Among them, Laura Bye will perform ‘How Did We Come to This’ from The Wild Party, another audition song that has found its way into the showcase. Drawn to the song’s musicality and the chance to shape it for her own range, Laura hopes audiences connect with the question at its centre: “how did we come to this?” For her, that question reaches beyond the musical itself and into “the bigger picture of the world at the moment, including the ways politics and the environment have come to dictate so much of our lives.”
There will also be plenty of moments designed to thrill, surprise, and make you laugh. Kirsten Brown will take on ‘Watch What Happens’ from Newsies, so come along and watch whether she runs out of oxygen while attempting this non-stop song! There will be dramatic moments too, including songs from the more overlooked worlds of The Hunchback of Notre Dame and Hercules. While Jacob Ewan and James Hogan bring ridiculous humour to their solos from Freaky Friday and She Loves Me.

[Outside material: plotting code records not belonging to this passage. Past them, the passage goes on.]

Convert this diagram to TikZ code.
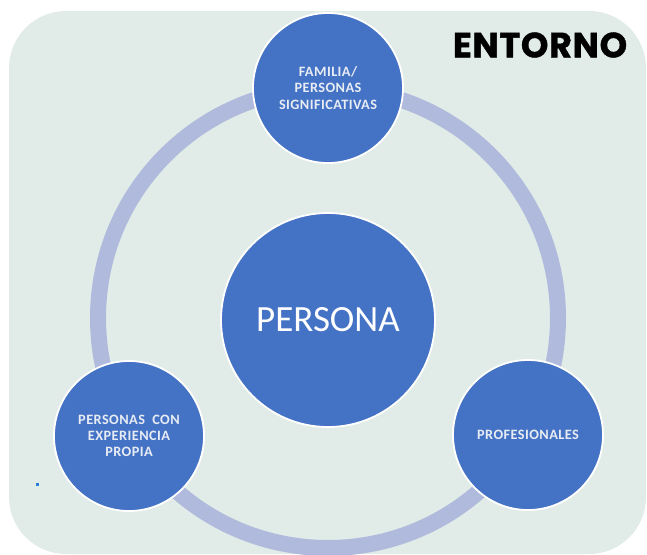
\documentclass[tikz,border=0pt]{standalone}
\usepackage{fontspec}
\setmainfont{Carlito}
\newfontfamily\smallfont{Carlito}[LetterSpace=3]
\newfontfamily\titlefont{Poppins}[LetterSpace=2, BoldFeatures={FakeBold=1.2}]
\definecolor{bgmint}{RGB}{225,236,233}
\definecolor{ringblue}{RGB}{175,186,220}
\definecolor{nodeblue}{RGB}{68,114,196}
\definecolor{dotblue}{RGB}{42,127,216}
\definecolor{labelwhite}{RGB}{232,236,244}
\tikzset{
  bubble/.style={circle, fill=nodeblue, draw=white, line width=1.8pt, minimum size=150pt, inner sep=0pt, text=labelwhite, align=center, font=\smallfont\bfseries\fontsize{14.3}{16.3}\selectfont},
  bigbubble/.style={bubble, minimum size=214pt, text=white, font=\mdseries\fontsize{37}{44}\selectfont},
  ringline/.style={draw=ringblue, line width=16pt},
}
\begin{document}
\begin{tikzpicture}[x=1pt,y=-1pt]
\useasboundingbox (0,0) rectangle (647,554);
\fill[bgmint, rounded corners=57pt] (9,11) rectangle (646,554);
\coordinate (ringc) at (328,318);
\draw[ringline] (ringc) circle (230pt);
\node[bigbubble] (persona) at (328,320) {PERSONA};
\node[bubble] (familia) at (328,88) {FAMILIA/\\PERSONAS\\SIGNIFICATIVAS};
\node[bubble] (experiencia) at (129,436) {PERSONAS~ CON\\EXPERIENCIA\\PROPIA};
\node[bubble] (profesionales) at (528,435) {PROFESIONALES};
\node[font=\titlefont\bfseries\fontsize{35}{38}\selectfont, text=black, inner sep=0pt] (entorno) at (540,45) {ENTORNO};
\fill[dotblue] (36,483) rectangle (38.5,485.5);
\end{tikzpicture}
\end{document}
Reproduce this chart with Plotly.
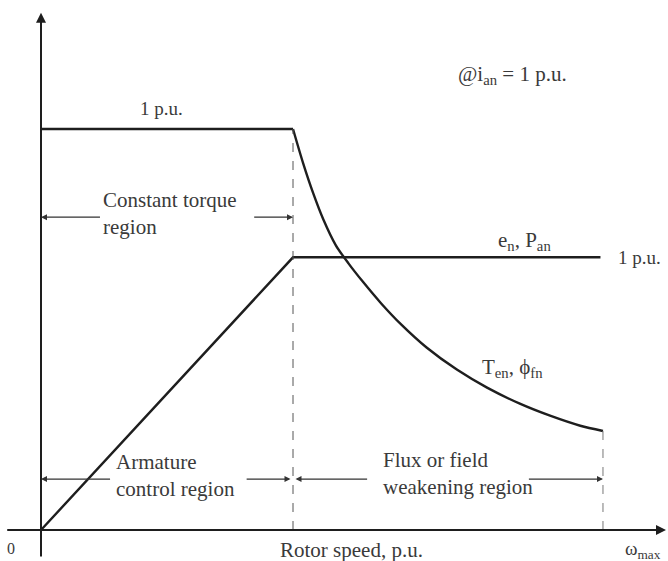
import plotly.graph_objects as go

# ---- data (per-unit drawing values) ----
base_speed = 1.0
max_speed = 2.23

torque_speed = [0.0, 1.0, 1.04, 1.08, 1.12, 1.17, 1.22, 1.28, 1.35, 1.43,
                1.53, 1.65, 1.77, 1.90, 2.02, 2.14, 2.23]
torque_vals = [1.0, 1.0, 0.915, 0.84, 0.775, 0.71, 0.665, 0.617, 0.565, 0.512,
               0.455, 0.40, 0.355, 0.315, 0.285, 0.26, 0.247]

power_speed = [0.0, 1.0, 2.22]
power_vals = [0.0, 0.68, 0.68]

ink = "#1e1e1e"
txt = "#3a3a3a"
font = dict(family="Liberation Serif, Times New Roman, serif", size=21, color=txt)

fig = go.Figure()
fig.add_trace(go.Scatter(x=torque_speed[:2], y=torque_vals[:2], mode="lines",
                         line=dict(color=ink, width=2.4), hoverinfo="skip"))
fig.add_trace(go.Scatter(x=torque_speed[1:], y=torque_vals[1:], mode="lines",
                         line=dict(color=ink, width=2.4, shape="spline", smoothing=0.8),
                         hoverinfo="skip"))
fig.add_trace(go.Scatter(x=power_speed, y=power_vals, mode="lines",
                         line=dict(color=ink, width=2.4), hoverinfo="skip"))

# dashed guides
fig.add_shape(type="line", x0=base_speed, x1=base_speed, y0=0, y1=1.0,
              line=dict(color="#555", width=1, dash="dash"))
fig.add_shape(type="line", x0=max_speed, x1=max_speed, y0=0, y1=torque_vals[-1],
              line=dict(color="#777", width=1, dash="dash"))

ann = []
def arrow(xh, yh, xt, yt, w=1.2, size=1.0, head=2, color="#333"):
    ann.append(dict(x=xh, y=yh, ax=xt, ay=yt, xref="x", yref="y", axref="x", ayref="y",
                    showarrow=True, arrowhead=head, arrowsize=size, arrowwidth=w,
                    arrowcolor=color, text=""))

# axes with arrowheads
arrow(0, 1.29, 0, -0.07, w=2, size=1.0, head=2, color=ink)
arrow(2.48, 0, -0.14, 0, w=2, size=1.0, head=2, color=ink)

# region arrows
yc = 0.78
arrow(0.0, yc, 0.24, yc)
arrow(1.0, yc, 0.84, yc)
ya = 0.127
arrow(0.0, ya, 0.28, ya)
arrow(0.99, ya, 0.81, ya)
arrow(1.01, ya, 1.30, ya)
arrow(max_speed, ya, 1.93, ya)

def label(x, y, text, xanchor="left", size=21):
    f = dict(font); f["size"] = size
    ann.append(dict(x=x, y=y, xref="x", yref="y", text=text, showarrow=False,
                    xanchor=xanchor, yanchor="middle", font=f, align="left"))

label(0.24, 0.79, "Constant torque<br>region")
label(0.29, 0.135, "Armature<br>control region")
label(1.35, 0.14, "Flux or field<br>weakening region")
label(0.48, 1.05, "1 p.u.", xanchor="center", size=19)
label(1.87, 1.135, "@i<sub>an</sub> = 1 p.u.", xanchor="center")
label(1.92, 0.72, "e<sub>n</sub>, P<sub>an</sub>", xanchor="center")
label(2.28, 0.68, "1 p.u.", size=19)
label(1.74, 0.405, "T<sub>en</sub>, ϕ<sub>fn</sub>")
label(-0.12, -0.045, "0", xanchor="center", size=16)
label(1.234, -0.05, "Rotor speed, p.u.", xanchor="center")
label(2.39, -0.05, "ω<sub>max</sub>", xanchor="center", size=19)

fig.update_layout(
    width=668, height=561, margin=dict(l=0, r=0, t=0, b=0),
    paper_bgcolor="white", plot_bgcolor="white", showlegend=False,
    xaxis=dict(range=[-0.1627, 2.488], visible=False, fixedrange=True),
    yaxis=dict(range=[-0.0773, 1.3217], visible=False, fixedrange=True),
    annotations=ann,
)
fig.write_html("out.html")
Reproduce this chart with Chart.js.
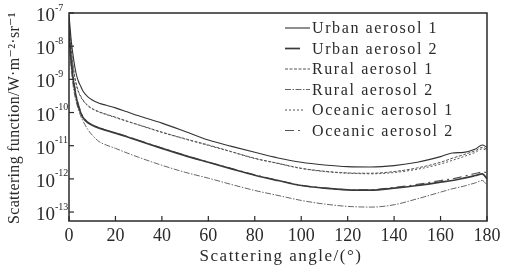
<!DOCTYPE html>
<html><head><meta charset="utf-8">
<script src="https://cdn.jsdelivr.net/npm/chart.js@4/dist/chart.umd.min.js"></script>
<style>html,body{margin:0;padding:0;background:#fff;}canvas{display:block;}</style>
</head><body>
<canvas id="c" width="505" height="271"></canvas>
<script>
const angles = [0,1,2,3,4,5,6,8,10,13,16,20,25,30,40,50,60,70,80,90,100,110,120,130,140,150,160,165,170,175,178,180];
const urban1 = [8.9e-8,1.41e-8,3.98e-9,1.58e-9,8.9e-10,6.3e-10,4.47e-10,3.02e-10,2.4e-10,1.9e-10,1.66e-10,1.38e-10,1.05e-10,7.94e-11,4.79e-11,2.69e-11,1.48e-11,9.55e-12,6.31e-12,4.27e-12,3.16e-12,2.63e-12,2.34e-12,2.29e-12,2.51e-12,3.16e-12,4.68e-12,6.03e-12,6.31e-12,7.94e-12,1.05e-11,8.91e-12];
const urban2 = [2.51e-8,3.16e-9,7.94e-10,3.16e-10,1.58e-10,1.0e-10,7.08e-11,5.01e-11,4.17e-11,3.39e-11,2.88e-11,2.4e-11,1.86e-11,1.41e-11,8.32e-12,5.01e-12,3.16e-12,2.0e-12,1.29e-12,8.91e-13,6.31e-13,5.25e-13,4.68e-13,4.57e-13,5.25e-13,6.31e-13,7.94e-13,8.91e-13,1.05e-12,1.26e-12,1.41e-12,1.0e-12];
const rural1 = [6.31e-8,7.94e-9,2.0e-9,7.94e-10,4.47e-10,3.16e-10,2.4e-10,1.66e-10,1.32e-10,1.05e-10,8.91e-11,7.24e-11,5.5e-11,4.27e-11,2.57e-11,1.62e-11,1.05e-11,6.61e-12,4.17e-12,2.95e-12,2.09e-12,1.7e-12,1.51e-12,1.48e-12,1.66e-12,2.14e-12,3.16e-12,4.17e-12,5.37e-12,7.08e-12,8.91e-12,7.94e-12];
const rural2 = [1.58e-8,2.0e-9,5.01e-10,2.24e-10,1.26e-10,7.94e-11,5.62e-11,3.16e-11,2.09e-11,1.32e-11,1.05e-11,8.32e-12,6.03e-12,4.47e-12,2.57e-12,1.58e-12,1.05e-12,6.76e-13,4.47e-13,3.16e-13,2.24e-13,1.74e-13,1.48e-13,1.41e-13,1.66e-13,2.51e-13,3.98e-13,5.01e-13,6.03e-13,7.59e-13,8.91e-13,6.31e-13];
const oceanic1 = [5.0e-8,6.5e-9,1.8e-9,7.5e-10,4.3e-10,3.0e-10,2.3e-10,1.6e-10,1.28e-10,1.02e-10,8.7e-11,7.0e-11,5.4e-11,4.2e-11,2.5e-11,1.58e-11,1.02e-11,6.5e-12,4.1e-12,2.9e-12,2.05e-12,1.66e-12,1.48e-12,1.42e-12,1.55e-12,1.95e-12,2.8e-12,3.6e-12,4.7e-12,6.3e-12,8.0e-12,7.2e-12];
const oceanic2 = [4.0e-8,4.5e-9,1.0e-9,3.6e-10,1.8e-10,1.1e-10,7.5e-11,5.2e-11,4.3e-11,3.5e-11,2.95e-11,2.45e-11,1.9e-11,1.45e-11,8.5e-12,5.1e-12,3.2e-12,2.05e-12,1.32e-12,9.1e-13,6.4e-13,5.3e-13,4.7e-13,4.7e-13,5.5e-13,6.8e-13,8.9e-13,1.0e-12,1.2e-12,1.45e-12,1.6e-12,1.55e-12];
const seriesNames = ["Urban aerosol 1","Urban aerosol 2","Rural aerosol 1","Rural aerosol 2","Oceanic aerosol 1","Oceanic aerosol 2"];
const xTicks = [0,20,40,60,80,100,120,140,160,180];
const yTickExps = [-7,-8,-9,-10,-11,-12,-13];
const xTitle = "Scattering angle/(\u00B0)";
const yTitle = "Scattering function/W\u00B7m\u207B\u00B2\u00B7sr\u207B\u00B9";

const serif = '"Liberation Serif","DejaVu Serif",serif';
const ink = '#2a2a2a';
function mk(arr){ return angles.map((a,i)=>({x:a,y:arr[i]})); }
const styles = [
  {c:'#333', w:1.1, d:[], leg:[285,310]},
  {c:'#3a3a3a', w:1.7, d:[], leg:[285,300]},
  {c:'#555', w:1.0, d:[3,1.5], leg:[285,310]},
  {c:'#666', w:1.0, d:[6,1.5,1.5,1.5], leg:[285,310]},
  {c:'#555', w:1.0, d:[2,2], leg:[285,305]},
  {c:'#555', w:1.2, d:[9,4,2,4], leg:[285,304]}
];
const dataArrs = [urban1,urban2,rural1,rural2,oceanic1,oceanic2];

const deco = {
  id:'deco',
  afterDraw(chart){
    const ctx = chart.ctx, xs = chart.scales.x, ys = chart.scales.y, a = chart.chartArea;
    ctx.save();
    ctx.strokeStyle = ink; ctx.lineWidth = 1.5; ctx.setLineDash([]);
    ctx.strokeRect(a.left, a.top, a.right-a.left, a.bottom-a.top);
    ctx.lineWidth = 1.2;
    xTicks.forEach(v=>{ const px = xs.getPixelForValue(v);
      ctx.beginPath(); ctx.moveTo(px,a.bottom); ctx.lineTo(px,a.bottom-5); ctx.stroke(); });
    yTickExps.forEach(e=>{ const py = ys.getPixelForValue(Math.pow(10,e));
      ctx.beginPath(); ctx.moveTo(a.left,py); ctx.lineTo(a.left+5,py); ctx.stroke(); });
    ctx.fillStyle = ink;
    ctx.font = '18px '+serif; ctx.textAlign='center'; ctx.textBaseline='middle';
    xTicks.forEach(v=>{ ctx.fillText(String(v), xs.getPixelForValue(v), 236); });
    yTickExps.forEach(e=>{ const py = ys.getPixelForValue(Math.pow(10,e));
      ctx.font = '19px '+serif; ctx.textAlign='right'; ctx.textBaseline='middle';
      ctx.fillText('10', 55, py+3);
      ctx.font = '10px '+serif; ctx.textAlign='left';
      ctx.fillText('-'+String(-e), 55, py-5);
    });
    ctx.font = '17px '+serif; ctx.textAlign='center'; ctx.textBaseline='middle';
    ctx.letterSpacing = '1.5px';
    ctx.fillText(xTitle, 281, 257);
    ctx.save();
    ctx.translate(15, 118); ctx.rotate(-Math.PI/2);
    ctx.letterSpacing = '0.3px';
    ctx.font = '16px '+serif;
    ctx.fillText(yTitle, 0, 0);
    ctx.restore();
    const rows = [28,48.5,69,89.5,110,130.5];
    ctx.font = '16px '+serif; ctx.textAlign='left'; ctx.textBaseline='middle';
    ctx.letterSpacing = '1.6px';
    chart.data.datasets.forEach((ds,i)=>{
      const s = styles[i], y = rows[i];
      ctx.strokeStyle = s.c; ctx.lineWidth = s.w; ctx.setLineDash(s.d);
      ctx.beginPath(); ctx.moveTo(s.leg[0], y); ctx.lineTo(s.leg[1], y); ctx.stroke();
      ctx.setLineDash([]);
      ctx.fillStyle = ink;
      ctx.fillText(ds.label, 312, y+1);
    });
    ctx.restore();
  }
};

new Chart(document.getElementById('c'), {
  type:'line',
  data:{ datasets: seriesNames.map((n,i)=>({
    label:n, data:mk(dataArrs[i]), borderColor:styles[i].c, borderWidth:styles[i].w,
    borderDash:styles[i].d, pointRadius:0, fill:false, cubicInterpolationMode:'monotone'
  }))},
  options:{
    responsive:false, animation:false, devicePixelRatio:1,
    layout:{padding:{top:13,right:18,left:0,bottom:0}},
    plugins:{legend:{display:false}, tooltip:{enabled:false}},
    scales:{
      x:{type:'linear', min:0, max:180, ticks:{display:false}, grid:{display:false}, border:{display:false},
         afterFit(s){ s.height = 50; }},
      y:{type:'logarithmic', min:5.37e-14, max:1e-7, ticks:{display:false}, grid:{display:false}, border:{display:false},
         afterFit(s){ s.width = 69; }}
    }
  },
  plugins:[deco]
});
</script>
</body></html>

Basically, if your preferred flavour of musical theatre is emotional devastation, vocal gymnastics, character comedy, or Disney grandeur, you should be well looked after. Some songs will be familiar. Some may be brand new discoveries. And with the cast onstage together throughout the show, each moment becomes part of something shared. The result is a showcase built not just around repertoire, but around connection: to character, to story, to memory, to music, and to the joy of performing in a room full of people who love this stuff just as much as each other.

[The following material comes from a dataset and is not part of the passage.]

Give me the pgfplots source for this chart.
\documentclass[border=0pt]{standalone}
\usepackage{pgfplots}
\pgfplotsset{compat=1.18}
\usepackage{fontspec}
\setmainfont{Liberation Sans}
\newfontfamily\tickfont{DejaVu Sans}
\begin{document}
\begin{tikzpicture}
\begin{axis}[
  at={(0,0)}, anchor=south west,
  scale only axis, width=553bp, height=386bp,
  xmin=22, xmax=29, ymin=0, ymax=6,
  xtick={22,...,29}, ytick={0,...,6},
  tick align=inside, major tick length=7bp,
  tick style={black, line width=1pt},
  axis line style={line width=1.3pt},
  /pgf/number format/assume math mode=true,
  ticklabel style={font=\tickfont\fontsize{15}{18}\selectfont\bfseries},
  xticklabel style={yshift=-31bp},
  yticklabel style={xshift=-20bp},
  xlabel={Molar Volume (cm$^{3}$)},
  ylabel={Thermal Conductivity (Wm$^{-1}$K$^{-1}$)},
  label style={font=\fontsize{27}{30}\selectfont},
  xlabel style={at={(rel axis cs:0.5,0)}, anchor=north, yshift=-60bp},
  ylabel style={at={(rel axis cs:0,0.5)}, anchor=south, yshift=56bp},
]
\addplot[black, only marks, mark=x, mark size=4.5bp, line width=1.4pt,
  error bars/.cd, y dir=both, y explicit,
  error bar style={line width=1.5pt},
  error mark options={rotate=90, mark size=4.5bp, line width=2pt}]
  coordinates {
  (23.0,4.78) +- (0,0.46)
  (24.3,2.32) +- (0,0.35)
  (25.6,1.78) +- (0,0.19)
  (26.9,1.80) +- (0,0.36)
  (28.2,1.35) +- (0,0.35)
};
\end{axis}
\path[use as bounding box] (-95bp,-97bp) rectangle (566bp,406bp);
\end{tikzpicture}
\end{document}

For Sheryl-Lee Secomb, that shared feeling is what she hopes audiences take away.
“We love it when audiences leave our theatre talking about how they feel. They’re often surprised by the level of excellence in performance, the fact that the cast is diverse, and the whole experience is much more than something they witness; they feel seen. And our fabulous live band usually blows them away!”
Bring your love of musical theatre, your curiosity for hidden gems, and possibly your singing voice. With this many musical theatre people in one room, you never know when audience participation may come calling!

The full setlist is already available to peruse, and the 2026 cast features Ashlie Beauchamp, Cassie Midgley, Emily Egan, Emma Parkinson, Emma Watts, Jacob Ewan, James Hogan, Jamie Cripwell, Jordan Atiga, Jordana Johnstone, Kinta Suryadarma, Kirsten Brown, Laura Bye, Laura Fois, Leon Sparrow, Maddi Halvorson, Merryn Holder, Mike Zarate, Natarlia Pouli-LeFale, Sally Jacobs, Samantha Hancock, Stephanie Lee-Steere, and Yzabel Santos.
Prime Time Broadway plays at Honour Productions (3/61 Holdsworth Street, Coorparoo), for four shows across 13 and 14 June 2026.